» **TASK PROMPT**
Repeat every line of the listing below exactly, minus the pictures.

» **SOURCE EXCERPT**

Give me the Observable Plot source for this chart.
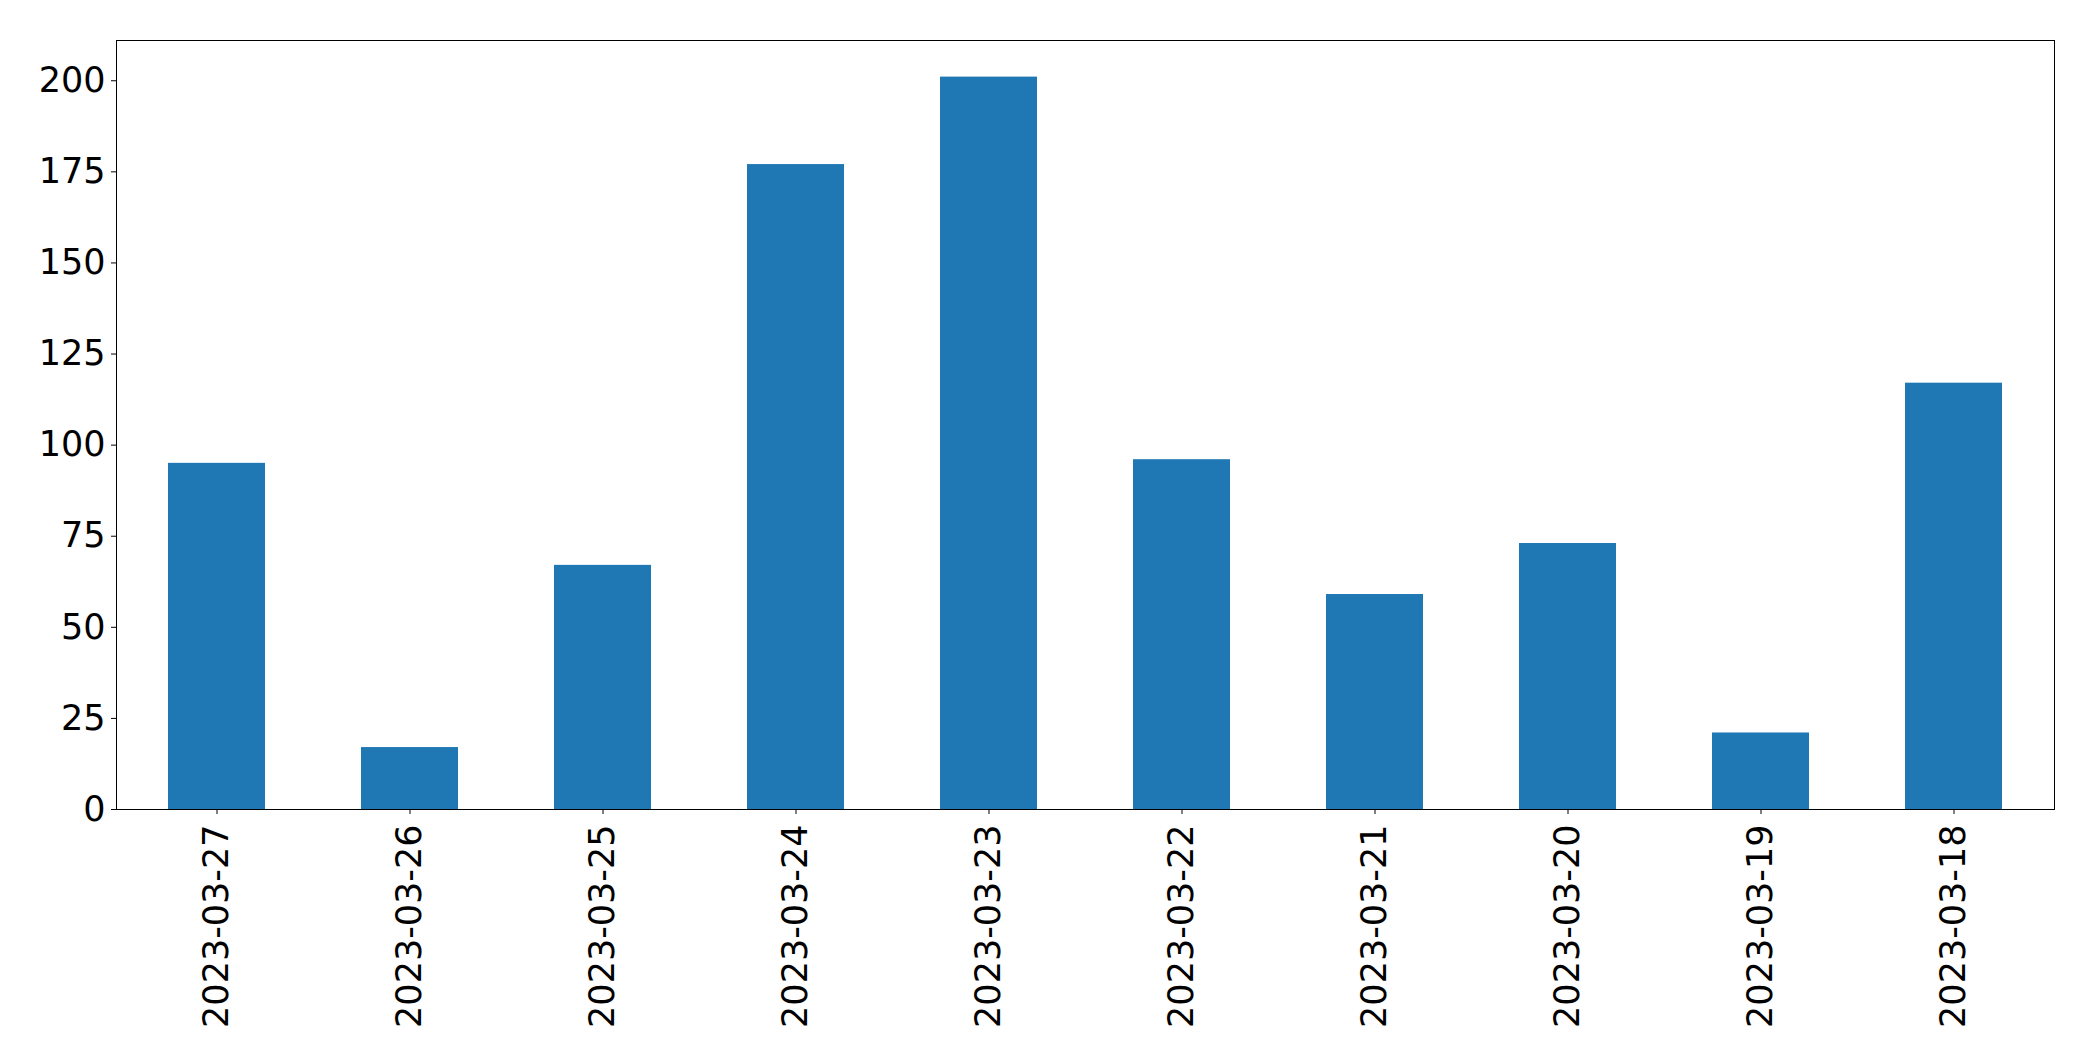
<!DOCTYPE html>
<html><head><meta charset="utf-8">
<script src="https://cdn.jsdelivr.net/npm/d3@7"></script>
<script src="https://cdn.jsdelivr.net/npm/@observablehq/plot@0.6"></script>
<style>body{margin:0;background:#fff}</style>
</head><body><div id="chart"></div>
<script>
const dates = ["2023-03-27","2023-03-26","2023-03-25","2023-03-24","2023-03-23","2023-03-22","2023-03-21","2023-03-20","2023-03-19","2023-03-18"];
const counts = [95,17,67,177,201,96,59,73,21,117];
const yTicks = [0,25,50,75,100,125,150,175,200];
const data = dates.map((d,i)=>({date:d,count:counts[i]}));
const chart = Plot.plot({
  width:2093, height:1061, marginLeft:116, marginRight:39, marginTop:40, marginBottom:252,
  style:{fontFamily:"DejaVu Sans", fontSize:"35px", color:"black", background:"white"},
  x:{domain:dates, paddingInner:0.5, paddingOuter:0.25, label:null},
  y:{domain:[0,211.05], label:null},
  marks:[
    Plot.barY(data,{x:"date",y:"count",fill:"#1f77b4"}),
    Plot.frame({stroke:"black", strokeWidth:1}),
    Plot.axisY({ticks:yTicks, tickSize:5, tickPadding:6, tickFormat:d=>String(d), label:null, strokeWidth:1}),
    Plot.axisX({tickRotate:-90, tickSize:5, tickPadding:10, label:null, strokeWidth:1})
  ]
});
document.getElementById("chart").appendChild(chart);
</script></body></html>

» **EXERCISE ANSWER**
Give me the Observable Plot source for this chart.
<!DOCTYPE html>
<html><head><meta charset="utf-8">
<script src="https://cdn.jsdelivr.net/npm/d3@7"></script>
<script src="https://cdn.jsdelivr.net/npm/@observablehq/plot@0.6"></script>
<style>body{margin:0;background:#fff}</style>
</head><body><div id="chart"></div>
<script>
const dates = ["2023-03-27","2023-03-26","2023-03-25","2023-03-24","2023-03-23","2023-03-22","2023-03-21","2023-03-20","2023-03-19","2023-03-18"];
const counts = [95,17,67,177,201,96,59,73,21,117];
const yTicks = [0,25,50,75,100,125,150,175,200];
const data = dates.map((d,i)=>({date:d,count:counts[i]}));
const chart = Plot.plot({
  width:2093, height:1061, marginLeft:116, marginRight:39, marginTop:40, marginBottom:252,
  style:{fontFamily:"DejaVu Sans", fontSize:"35px", color:"black", background:"white"},
  x:{domain:dates, paddingInner:0.5, paddingOuter:0.25, label:null},
  y:{domain:[0,211.05], label:null},
  marks:[
    Plot.barY(data,{x:"date",y:"count",fill:"#1f77b4"}),
    Plot.frame({stroke:"black", strokeWidth:1}),
    Plot.axisY({ticks:yTicks, tickSize:5, tickPadding:6, tickFormat:d=>String(d), label:null, strokeWidth:1}),
    Plot.axisX({tickRotate:-90, tickSize:5, tickPadding:10, label:null, strokeWidth:1})
  ]
});
document.getElementById("chart").appendChild(chart);
</script></body></html>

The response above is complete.